Update 1: I am adding more info:

  1. I am self-funded
  2. He used to tell me that he is not convinced without giving me reasons why. He simply was not interested and was underestimating me.
  3. My field is numerical optimization and I presented the work at a reputable conference in the field.
  4. He wants his name on it but, this was after it got accepted by this prestigious conference.

UPDATE: I asked a young faculty who I know personally and can trust. He suggested that I would need to respectfully discuss my contribution and the advisor's involvement in the paper with the advisor and reach an agreement on authorship.

  • Are you being funded by him, or supported through one of his grants? If so, you may be obligated to include his name. Also, how do you plan to get your work reviewed from an expert (usually your advisor) before publishing? Also on the flip side, considering your advisor does not believe in the merits of your paper, is it possible he does not want his name included? That is something you have to check with him.
    – Neb Uzer
    Apr 12, 2023 at 14:32
  • Does he have control over whether your work is accepted for the degree?
    – Buffy
    Apr 12, 2023 at 14:35
  • Additionally, do journals in your field have a financial fee for submitting a paper? And will you be asking your advisor to foot that bill?
    – XYZT
    Apr 12, 2023 at 14:36
  • 1
    People implying answers to this question in comments where they can not be downvoted should know that while providing authorship for financial considerations is certainly a thing that happens, this is often referred to as "gift authorship" and is considered highly unethical by many standards, and perhaps you should reconsider.
    – Bryan Krause
    Apr 12, 2023 at 14:41
  • @buffy I usually listen to your advice. Would love to know what is your advice regarding my situation. Yes, he is my master's advisor.
    – Dark_Witch
    Apr 12, 2023 at 15:02

2 Answers 2


In my field (public policy), authorship is warranted with contribution. Practically, this means being a primary participant in all areas of the research process, from writing and editing the code use to get your statistical results, developing and conceptualizing the paper, and taking a key role in the decision-making process around the direction it'll take. Playing an active role in the writing process, putting in the time necessary to work on the very fine details to the best of your ability to ensure the manuscript is polished and code sound.

Sure, each author will likely be better at some of these things than others, but so long as your advisor has done at a minimum most of these as I've listed above, then their contribution befits authorship. If he did little to none of these, then he decidedly doesn't deserve to have his name on the paper, at best thank him in the notes for feedback. Beyond him, it'll ultimately be the reviewer's jobs to decide if your papers ideas are worthy.


There isn't enough information here to know.

However, I would note that:

always telling me that he is not convinced of my ideas

seems to be something that you interpret as "my advisor is not useful", when actually, this can be very useful advice. To be useful to the rest of the academic community, you must be able to express your ideas in a manner that others understand, and support any assertions you make sufficiently to convince them.

If your advisor isn't convinced of your ideas, they are giving you the advice that you need to make a better case.
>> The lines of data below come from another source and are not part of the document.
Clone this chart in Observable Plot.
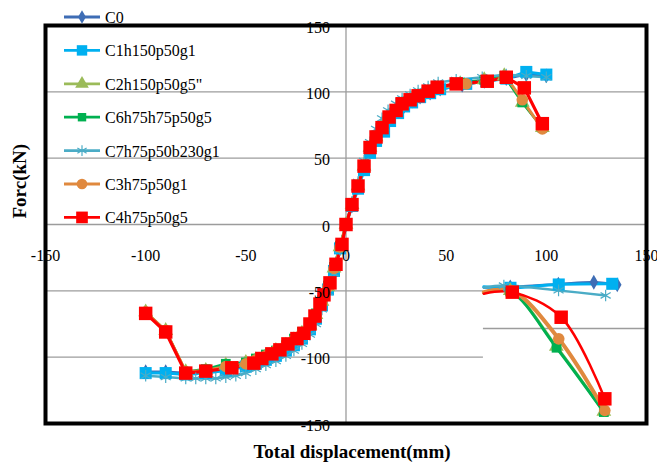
<!DOCTYPE html>
<html><head><meta charset="utf-8">
<script src="https://cdn.jsdelivr.net/npm/d3@7"></script>
<script src="https://cdn.jsdelivr.net/npm/@observablehq/plot@0.6"></script>
<style>
body{margin:0;background:#fff;}
#wrap{position:relative;width:657px;height:469px;overflow:hidden;}
#legend{position:absolute;left:0;top:0;pointer-events:none;}
#wrap svg, #wrap svg text{font-family:"Liberation Serif", serif !important;}
</style></head><body><div id="wrap"></div>
<script>
// ---------- data ----------
const seriesNames = ["C0", "C1h150p50g1", "C2h150p50g5\"", "C6h75h75p50g5", "C7h75p50b230g1", "C3h75p50g1", "C4h75p50g5"];
const seriesColors = ["#3E6DB5", "#00B0F0", "#9BBB59", "#00B050", "#4BACC6", "#E0893E", "#FF0000"];
const seriesSymbols = ["diamond", "square", "triangle", "square", "asterisk", "circle", "square"];

const xTicks = [-150, -100, -50, 0, 50, 100, 150];
const yTicks = [-150, -100, -50, 0, 50, 100, 150];

// main curves
const c0X = [-100,-90,-80,-70,-60,-50,-45,-40,-35,-30,-26,-22,-18,-15,-12,-9,-6,-3,0,3,6,9,12,15,18,22,26,29,33,37,42,47,58,69,80,90,100];
const c0Y = [-111,-111,-112,-111,-109,-106,-104,-101,-98,-94,-90,-85,-78,-70,-60,-48,-34,-17,0,14,28,42,55,64,71,79,85,89,93,96,99,102,105,108,110,113,112];
const c1X = [-100,-90,-80,-70,-60,-50,-45,-40,-35,-30,-26,-22,-18,-15,-12,-9,-6,-3,0,3,6,9,12,15,19,22,26,29,33,37,42,47,60,70,80,90,100];
const c1Y = [-112,-112,-113,-112,-110,-107,-105,-102,-99,-95,-91,-86,-79,-71,-61,-49,-35,-18,0,14,27,41,54,63,70,78,84,89,92,96,99,102,106,108,110,115,113];
const c2X = [-100,-90,-80,-70,-60,-50,-45,-40,-35,-30,-26,-22,-18,-15,-12,-9,-6,-3,0,3,6,9,12,15,18,21,25,28,32,36,41,46,57,69,79,88,98];
const c2Y = [-66,-80,-111,-110,-106,-104,-102,-99,-95,-91,-87,-82,-76,-68,-58,-47,-33,-17,0,15,29,44,58,66,74,81,86,91,94,97,100,103,106,109,112,92,73];
const c6X = [-100,-90,-80,-70,-60,-50,-45,-40,-35,-30,-26,-22,-18,-15,-12,-9,-6,-3,0,3,6,9,12,15,18,21,25,28,32,36,41,46,57,69,79,88,98];
const c6Y = [-66,-80,-111,-109,-105,-104,-101,-98,-95,-91,-86,-81,-75,-67,-57,-46,-32,-16,0,15,30,45,58,67,74,81,87,91,94,97,100,103,107,109,112,92,73];
const c7X = [-100,-90,-80,-75,-70,-65,-60,-55,-50,-45,-40,-35,-30,-26,-22,-18,-15,-12,-9,-6,-3,0,3,6,9,12,15,18,21,25,28,32,36,41,46,55,68,80,90,100];
const c7Y = [-114,-115,-116,-116,-116,-116,-115,-114,-112,-109,-106,-103,-99,-95,-90,-83,-75,-64,-51,-37,-19,0,17,32,48,62,72,80,86,91,95,98,101,104,107,109,111,113,112,111];
const c3X = [-100,-90,-80,-70,-60,-50,-45,-40,-35,-30,-26,-22,-18,-15,-12,-9,-6,-3,0,3,6,9,12,15,18,21,25,28,32,36,41,46,60,70,80,88,98];
const c3Y = [-66,-80,-111,-110,-107,-105,-102,-99,-95,-91,-87,-82,-76,-68,-58,-47,-33,-17,0,15,29,44,58,66,73,80,86,90,94,97,100,103,106,108,111,94,72];
const c4X = [-100,-90,-80,-70,-57,-46,-42,-37,-33,-29,-24.5,-21,-18,-15.5,-13,-11,-8,-5,-2,0,3,6,9,12,15,18,21.5,25,28,32,36,41,45.5,55,70.5,80,89,98];
const c4Y = [-67,-81,-112,-110.5,-108,-104.5,-101,-97.5,-94.5,-90,-86,-82,-75,-69,-60,-53,-44,-30,-15,0,15,29,44,58,66,73,81,86,91,94,97,100.5,103.5,106,108,111,103,76];

// pasted inset (bottom right), read in the main chart's data units
const insetBoxX = [68.6, 150];
const insetBoxY = [-46.5, -150];
const insetGridY = [-78.4];
const i0X = [68.8, 82, 106, 123.7, 135.4];
const i0Y = [-47.5, -47, -45, -43.5, -45.5];
const i1X = [68.8, 82.1, 106.2, 132.9];
const i1Y = [-47, -47.7, -45.2, -44.7];
const i2X = [68.8, 82, 105, 128.7];
const i2Y = [-51, -50, -92, -141];
const i6X = [68.8, 82, 105.1, 128.7];
const i6Y = [-51.5, -50.5, -92.9, -141.4];
const i7X = [68.8, 78.8, 106.1, 129.6];
const i7Y = [-47.5, -46, -49.7, -53.5];
const i3X = [68.8, 83, 106.2, 129.2];
const i3Y = [-51, -50, -86.2, -140.2];
const i4X = [68.8, 83, 107.4, 129.2];
const i4Y = [-52.2, -51, -69.9, -131.4];

// ---------- build ----------
const pts = (xs, ys) => xs.map((x, i) => ({x, y: ys[i]}));
const mainData = [pts(c0X,c0Y), pts(c1X,c1Y), pts(c2X,c2Y), pts(c6X,c6Y), pts(c7X,c7Y), pts(c3X,c3Y), pts(c4X,c4Y)];
const insetData = [pts(i0X,i0Y), pts(i1X,i1Y), pts(i2X,i2Y), pts(i6X,i6Y), pts(i7X,i7Y), pts(i3X,i3Y), pts(i4X,i4Y)];

// style: marker radius (Plot symbol size = pi r^2) and line widths
const markR = [4.5, 6.8, 5.5, 5.5, 5.5, 5.8, 7.6];
const lineW = [2.5, 3, 2.5, 2.5, 2.5, 3, 3.2];
const insetLineW = [2.5, 3, 3, 3, 2.5, 4, 2.5];

const FONT = "Liberation Serif";

function seriesMarks(data, widths, curve, dotFilter) {
  const marks = [];
  data.forEach((d, i) => {
    marks.push(Plot.line(d, {x: "x", y: "y", stroke: seriesColors[i], strokeWidth: widths[i], curve}));
  });
  data.forEach((d, i) => {
    const dd = dotFilter ? d.filter(dotFilter) : d;
    if (seriesSymbols[i] === "asterisk") {
      marks.push(Plot.dot(dd, {x: "x", y: "y", symbol: "asterisk", r: markR[i], stroke: seriesColors[i], strokeWidth: 1.2, fill: "none"}));
    } else {
      marks.push(Plot.dot(dd, {x: "x", y: "y", symbol: seriesSymbols[i], r: markR[i], fill: seriesColors[i], stroke: "none"}));
    }
  });
  return marks;
}

const chart = Plot.plot({
  width: 657, height: 469,
  marginLeft: 45, marginRight: 11, marginTop: 25, marginBottom: 46,
  x: {domain: [-150, 150], axis: null},
  y: {domain: [-150, 150], axis: null},
  style: {fontFamily: FONT, fontSize: "16px", background: "white", color: "black"},
  marks: [
    Plot.ruleY(yTicks, {stroke: "#9c9c9c", strokeWidth: 1.3}),
    Plot.ruleX([0], {stroke: "#9c9c9c", strokeWidth: 1.3}),
    ...seriesMarks(mainData, lineW, "linear", null),
    Plot.rect([0], {x1: insetBoxX[0], x2: insetBoxX[1], y1: insetBoxY[0], y2: insetBoxY[1], fill: "white"}),
    Plot.ruleY(insetGridY, {x1: insetBoxX[0], x2: insetBoxX[1], stroke: "#9c9c9c", strokeWidth: 1.3}),
    ...seriesMarks(insetData, insetLineW, "catmull-rom", d => d.x > 70),
    Plot.text(yTicks, {x: 0, y: d => d, text: d => String(d), textAnchor: "end", dx: -16, dy: 2, fontSize: 16, fill: "black"}),
    Plot.text(xTicks, {x: d => d, y: 0, text: d => String(d), dy: 31, fontSize: 16, fill: "black"}),
    Plot.text(["Total displacement(mm)"], {frameAnchor: "bottom", dx: 6, dy: 34, fontSize: 19, fontWeight: "bold", fill: "black"}),
    Plot.text(["Forc(kN)"], {frameAnchor: "left", dx: -26, dy: -6, rotate: -90, fontSize: 19, fontWeight: "bold", fill: "black"}),
    Plot.frame({stroke: "black", strokeWidth: 4})
  ]
});

const wrap = document.getElementById("wrap");
wrap.appendChild(chart);

// ---------- legend (overlaid at top-left, as in the reference) ----------
const legY0 = 17, legStep = 33.4;
const lg = d3.create("svg").attr("id", "legend").attr("width", 260).attr("height", 240);
const symMap = {diamond: d3.symbolDiamond, square: d3.symbolSquare, triangle: d3.symbolTriangle, asterisk: d3.symbolAsterisk, circle: d3.symbolCircle};
seriesNames.forEach((name, i) => {
  const y = legY0 + i * legStep;
  const g = lg.append("g");
  g.append("line").attr("x1", 64).attr("x2", 100).attr("y1", y).attr("y2", y)
    .attr("stroke", seriesColors[i]).attr("stroke-width", 2.8);
  const area = Math.PI * markR[i] * markR[i] * (seriesSymbols[i] === "square" ? 0.75 : 0.85);
  const p = d3.symbol(symMap[seriesSymbols[i]], area)();
  const sp = g.append("path").attr("d", p).attr("transform", `translate(82,${y})`);
  if (seriesSymbols[i] === "asterisk") sp.attr("fill", "none").attr("stroke", seriesColors[i]).attr("stroke-width", 1.2);
  else sp.attr("fill", seriesColors[i]);
  g.append("text").attr("x", 105).attr("y", y + 6).attr("font-family", FONT).attr("font-size", 16)
    .attr("fill", "black").text(name);
});
wrap.appendChild(lg.node());
</script></body></html>
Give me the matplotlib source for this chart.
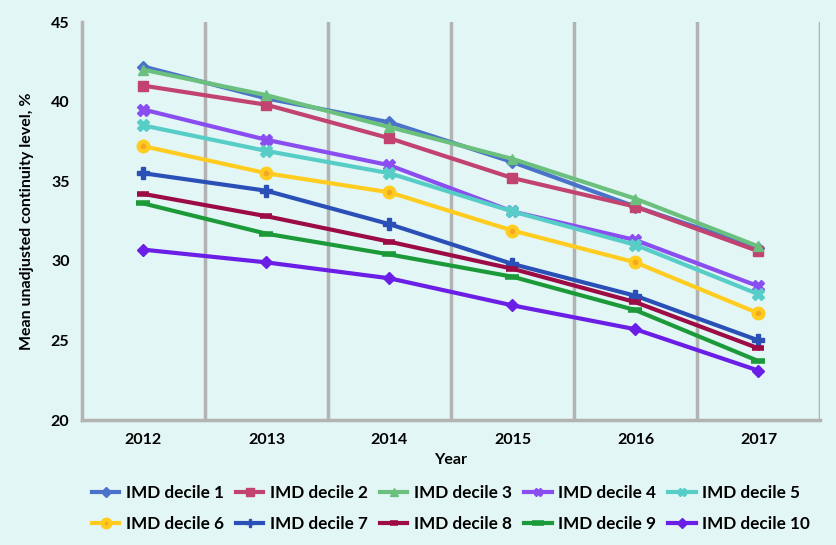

This is a form of helping, especially if they help to emphasize for you where your arguments are weakest.

Qualifications for authorship vary by field, so again, I cannot tell you for certain whether your advisor should be an author. In a good situation, the person best prepared to advise you on that is your advisor, though I get the impression from your post that you may not trust them. I don't have enough information to say whether that's reasonable or not.

  • I added more relevant information in my original post.
    – Dark_Witch
    Apr 12, 2023 at 14:51
  • 1
    @MadFunctions Getting only one side of the story, I'm hesitant to suggest either way. Perhaps there's a somewhat neutral third party you could consult?
    – Bryan Krause
    Apr 12, 2023 at 14:52
  • Aha, well I thought that in this platform answers are suggested under the assumption that the one who is asking is telling the truth! :)
    – Dark_Witch
    Apr 14, 2023 at 10:39
  • Things like that happen all the time. Advisors who don't listen to their students, tell them that they are wrong "without giving them convincing reasons". Then the student takes an independent approach, and gets his/her work recognized by a reputable conference the advisor reacts in an unethical way. Abusing his/her authority by offering to be an author in order to give the student the degree and write them a RL. In my part of the world, this happens a lot! - academia sucks bc lots of academics are conformists and encourage younger folks to accept being exploited to get ahead.
    – Dark_Witch
    Apr 14, 2023 at 10:51
  • @MadFunctions I've seen several times here where people post "my advisor didn't help me at all" and with a bit of clarification it turns out that their advisor led them the whole way without them realizing it. The advice in your update is good advice.